Problem requirements:
Copy from the first line below down to and including the line with "-0.06, -0.15, -0.18]". Skip the pictures.

Dataset excerpt:

--------------------------------------------------

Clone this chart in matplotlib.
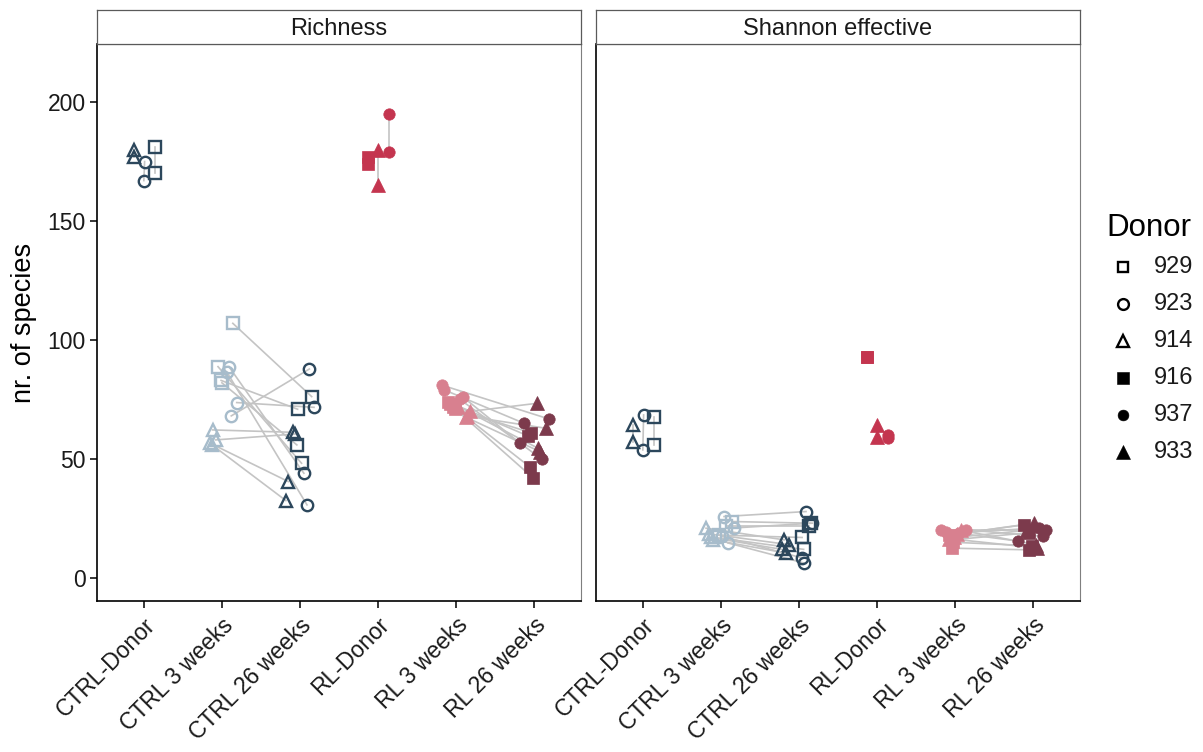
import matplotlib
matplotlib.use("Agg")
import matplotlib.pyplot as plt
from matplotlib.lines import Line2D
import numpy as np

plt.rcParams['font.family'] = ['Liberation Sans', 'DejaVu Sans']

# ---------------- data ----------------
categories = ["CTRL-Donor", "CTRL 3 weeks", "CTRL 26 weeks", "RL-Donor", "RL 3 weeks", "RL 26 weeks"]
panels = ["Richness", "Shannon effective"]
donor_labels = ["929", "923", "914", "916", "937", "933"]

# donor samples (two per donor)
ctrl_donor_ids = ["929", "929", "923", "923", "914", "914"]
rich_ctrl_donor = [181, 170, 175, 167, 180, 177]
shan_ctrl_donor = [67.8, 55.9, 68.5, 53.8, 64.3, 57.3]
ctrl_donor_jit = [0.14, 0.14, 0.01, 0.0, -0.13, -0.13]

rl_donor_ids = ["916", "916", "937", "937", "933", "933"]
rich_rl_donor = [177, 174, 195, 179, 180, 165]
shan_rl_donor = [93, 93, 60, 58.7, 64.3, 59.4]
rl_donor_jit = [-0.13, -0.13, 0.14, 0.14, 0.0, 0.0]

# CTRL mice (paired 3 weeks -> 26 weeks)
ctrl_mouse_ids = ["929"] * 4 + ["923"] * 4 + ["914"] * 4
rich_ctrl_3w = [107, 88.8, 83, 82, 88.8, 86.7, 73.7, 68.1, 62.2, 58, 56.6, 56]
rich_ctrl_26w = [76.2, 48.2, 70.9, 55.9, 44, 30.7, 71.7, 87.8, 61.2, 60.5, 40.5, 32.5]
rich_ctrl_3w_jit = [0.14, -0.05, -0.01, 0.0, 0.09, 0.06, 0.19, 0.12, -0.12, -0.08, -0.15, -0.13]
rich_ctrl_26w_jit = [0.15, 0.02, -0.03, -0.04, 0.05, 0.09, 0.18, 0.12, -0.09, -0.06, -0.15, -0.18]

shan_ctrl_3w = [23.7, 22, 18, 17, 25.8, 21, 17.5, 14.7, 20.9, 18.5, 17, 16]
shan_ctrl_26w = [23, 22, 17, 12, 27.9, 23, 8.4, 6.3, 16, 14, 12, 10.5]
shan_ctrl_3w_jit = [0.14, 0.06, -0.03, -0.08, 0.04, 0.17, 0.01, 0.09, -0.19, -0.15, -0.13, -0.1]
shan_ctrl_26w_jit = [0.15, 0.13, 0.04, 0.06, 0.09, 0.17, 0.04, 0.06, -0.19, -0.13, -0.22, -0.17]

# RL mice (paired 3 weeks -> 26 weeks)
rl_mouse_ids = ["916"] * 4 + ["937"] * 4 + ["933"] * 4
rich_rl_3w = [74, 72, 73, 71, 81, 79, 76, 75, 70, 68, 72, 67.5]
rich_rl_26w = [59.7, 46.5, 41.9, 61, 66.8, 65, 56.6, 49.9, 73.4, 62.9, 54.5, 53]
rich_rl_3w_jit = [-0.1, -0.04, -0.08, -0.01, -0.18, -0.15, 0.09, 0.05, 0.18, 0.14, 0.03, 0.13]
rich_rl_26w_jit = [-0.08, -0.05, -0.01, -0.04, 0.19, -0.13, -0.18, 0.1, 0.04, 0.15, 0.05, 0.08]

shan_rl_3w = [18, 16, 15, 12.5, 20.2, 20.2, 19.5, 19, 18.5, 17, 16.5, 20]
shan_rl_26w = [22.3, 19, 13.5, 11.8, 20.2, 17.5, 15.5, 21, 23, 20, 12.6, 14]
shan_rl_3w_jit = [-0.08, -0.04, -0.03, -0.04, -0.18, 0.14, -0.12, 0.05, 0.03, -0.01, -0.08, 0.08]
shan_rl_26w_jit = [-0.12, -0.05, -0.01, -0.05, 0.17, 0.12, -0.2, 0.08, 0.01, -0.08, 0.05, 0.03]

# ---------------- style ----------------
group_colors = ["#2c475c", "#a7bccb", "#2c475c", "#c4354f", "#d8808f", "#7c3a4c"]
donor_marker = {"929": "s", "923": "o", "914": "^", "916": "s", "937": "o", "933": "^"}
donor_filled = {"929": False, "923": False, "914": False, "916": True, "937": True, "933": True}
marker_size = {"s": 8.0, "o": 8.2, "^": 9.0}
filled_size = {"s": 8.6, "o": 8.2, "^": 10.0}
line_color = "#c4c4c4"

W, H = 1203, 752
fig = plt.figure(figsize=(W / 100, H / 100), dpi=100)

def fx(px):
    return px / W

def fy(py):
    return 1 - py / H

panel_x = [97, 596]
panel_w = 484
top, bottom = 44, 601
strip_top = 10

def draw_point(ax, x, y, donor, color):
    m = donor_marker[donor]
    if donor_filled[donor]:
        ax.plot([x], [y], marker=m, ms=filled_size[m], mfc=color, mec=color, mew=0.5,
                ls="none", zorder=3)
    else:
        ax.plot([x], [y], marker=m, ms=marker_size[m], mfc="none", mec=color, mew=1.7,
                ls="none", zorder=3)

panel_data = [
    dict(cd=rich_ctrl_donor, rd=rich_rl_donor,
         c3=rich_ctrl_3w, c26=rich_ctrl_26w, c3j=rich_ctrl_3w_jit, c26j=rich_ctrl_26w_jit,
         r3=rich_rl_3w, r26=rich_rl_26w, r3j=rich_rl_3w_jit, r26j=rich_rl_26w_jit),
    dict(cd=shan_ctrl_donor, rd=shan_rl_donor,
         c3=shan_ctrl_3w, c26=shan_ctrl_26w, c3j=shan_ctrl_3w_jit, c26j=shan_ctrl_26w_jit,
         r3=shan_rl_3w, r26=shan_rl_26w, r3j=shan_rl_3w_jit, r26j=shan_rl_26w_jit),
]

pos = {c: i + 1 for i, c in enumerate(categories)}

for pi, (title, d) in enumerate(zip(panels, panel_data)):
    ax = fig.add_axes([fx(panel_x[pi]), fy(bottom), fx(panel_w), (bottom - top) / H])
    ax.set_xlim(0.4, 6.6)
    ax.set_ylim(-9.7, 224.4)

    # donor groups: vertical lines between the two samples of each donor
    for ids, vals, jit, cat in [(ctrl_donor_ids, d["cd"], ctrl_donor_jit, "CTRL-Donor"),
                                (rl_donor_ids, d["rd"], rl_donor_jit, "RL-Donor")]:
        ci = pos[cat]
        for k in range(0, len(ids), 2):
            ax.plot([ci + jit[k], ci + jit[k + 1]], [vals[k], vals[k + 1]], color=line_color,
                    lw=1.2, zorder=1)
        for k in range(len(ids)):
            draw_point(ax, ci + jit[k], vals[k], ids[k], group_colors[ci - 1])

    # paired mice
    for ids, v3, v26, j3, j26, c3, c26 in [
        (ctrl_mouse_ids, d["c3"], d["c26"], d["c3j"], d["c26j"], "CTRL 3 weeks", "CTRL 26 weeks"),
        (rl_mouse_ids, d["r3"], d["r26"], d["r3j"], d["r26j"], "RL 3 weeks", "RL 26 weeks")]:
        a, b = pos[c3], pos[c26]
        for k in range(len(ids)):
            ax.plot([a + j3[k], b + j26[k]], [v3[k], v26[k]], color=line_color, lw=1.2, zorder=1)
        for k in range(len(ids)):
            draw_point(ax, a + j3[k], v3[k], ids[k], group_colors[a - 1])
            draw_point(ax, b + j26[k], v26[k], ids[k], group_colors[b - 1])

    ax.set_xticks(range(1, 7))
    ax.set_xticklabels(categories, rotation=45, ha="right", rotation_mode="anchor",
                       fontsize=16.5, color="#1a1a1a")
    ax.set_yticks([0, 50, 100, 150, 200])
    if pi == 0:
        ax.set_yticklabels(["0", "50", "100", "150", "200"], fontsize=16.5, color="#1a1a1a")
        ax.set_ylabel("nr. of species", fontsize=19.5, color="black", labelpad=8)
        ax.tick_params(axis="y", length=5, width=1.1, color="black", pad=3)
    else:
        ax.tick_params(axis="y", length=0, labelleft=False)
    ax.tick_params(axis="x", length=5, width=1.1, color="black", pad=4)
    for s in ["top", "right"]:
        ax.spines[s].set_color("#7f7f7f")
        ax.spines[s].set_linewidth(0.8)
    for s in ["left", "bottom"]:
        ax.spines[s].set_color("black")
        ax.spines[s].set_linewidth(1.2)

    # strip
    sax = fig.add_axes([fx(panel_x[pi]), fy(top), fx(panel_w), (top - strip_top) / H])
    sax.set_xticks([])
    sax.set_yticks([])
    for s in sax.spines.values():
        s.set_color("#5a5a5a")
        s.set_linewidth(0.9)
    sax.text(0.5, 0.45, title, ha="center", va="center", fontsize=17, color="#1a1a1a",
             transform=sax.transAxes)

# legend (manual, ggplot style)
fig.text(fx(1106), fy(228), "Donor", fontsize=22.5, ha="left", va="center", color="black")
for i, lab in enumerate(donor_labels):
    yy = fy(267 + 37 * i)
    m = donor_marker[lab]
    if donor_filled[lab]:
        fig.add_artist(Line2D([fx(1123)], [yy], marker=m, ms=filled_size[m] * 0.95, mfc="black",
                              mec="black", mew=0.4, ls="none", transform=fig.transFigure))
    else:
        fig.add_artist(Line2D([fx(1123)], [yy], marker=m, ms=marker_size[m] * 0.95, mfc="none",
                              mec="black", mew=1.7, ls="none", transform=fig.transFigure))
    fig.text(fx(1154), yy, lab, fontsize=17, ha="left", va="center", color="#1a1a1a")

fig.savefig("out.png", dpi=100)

--------------------------------------------------

Response:
Clone this chart in matplotlib.
import matplotlib
matplotlib.use("Agg")
import matplotlib.pyplot as plt
from matplotlib.lines import Line2D
import numpy as np

plt.rcParams['font.family'] = ['Liberation Sans', 'DejaVu Sans']

# ---------------- data ----------------
categories = ["CTRL-Donor", "CTRL 3 weeks", "CTRL 26 weeks", "RL-Donor", "RL 3 weeks", "RL 26 weeks"]
panels = ["Richness", "Shannon effective"]
donor_labels = ["929", "923", "914", "916", "937", "933"]

# donor samples (two per donor)
ctrl_donor_ids = ["929", "929", "923", "923", "914", "914"]
rich_ctrl_donor = [181, 170, 175, 167, 180, 177]
shan_ctrl_donor = [67.8, 55.9, 68.5, 53.8, 64.3, 57.3]
ctrl_donor_jit = [0.14, 0.14, 0.01, 0.0, -0.13, -0.13]

rl_donor_ids = ["916", "916", "937", "937", "933", "933"]
rich_rl_donor = [177, 174, 195, 179, 180, 165]
shan_rl_donor = [93, 93, 60, 58.7, 64.3, 59.4]
rl_donor_jit = [-0.13, -0.13, 0.14, 0.14, 0.0, 0.0]

# CTRL mice (paired 3 weeks -> 26 weeks)
ctrl_mouse_ids = ["929"] * 4 + ["923"] * 4 + ["914"] * 4
rich_ctrl_3w = [107, 88.8, 83, 82, 88.8, 86.7, 73.7, 68.1, 62.2, 58, 56.6, 56]
rich_ctrl_26w = [76.2, 48.2, 70.9, 55.9, 44, 30.7, 71.7, 87.8, 61.2, 60.5, 40.5, 32.5]
rich_ctrl_3w_jit = [0.14, -0.05, -0.01, 0.0, 0.09, 0.06, 0.19, 0.12, -0.12, -0.08, -0.15, -0.13]
rich_ctrl_26w_jit = [0.15, 0.02, -0.03, -0.04, 0.05, 0.09, 0.18, 0.12, -0.09, -0.06, -0.15, -0.18]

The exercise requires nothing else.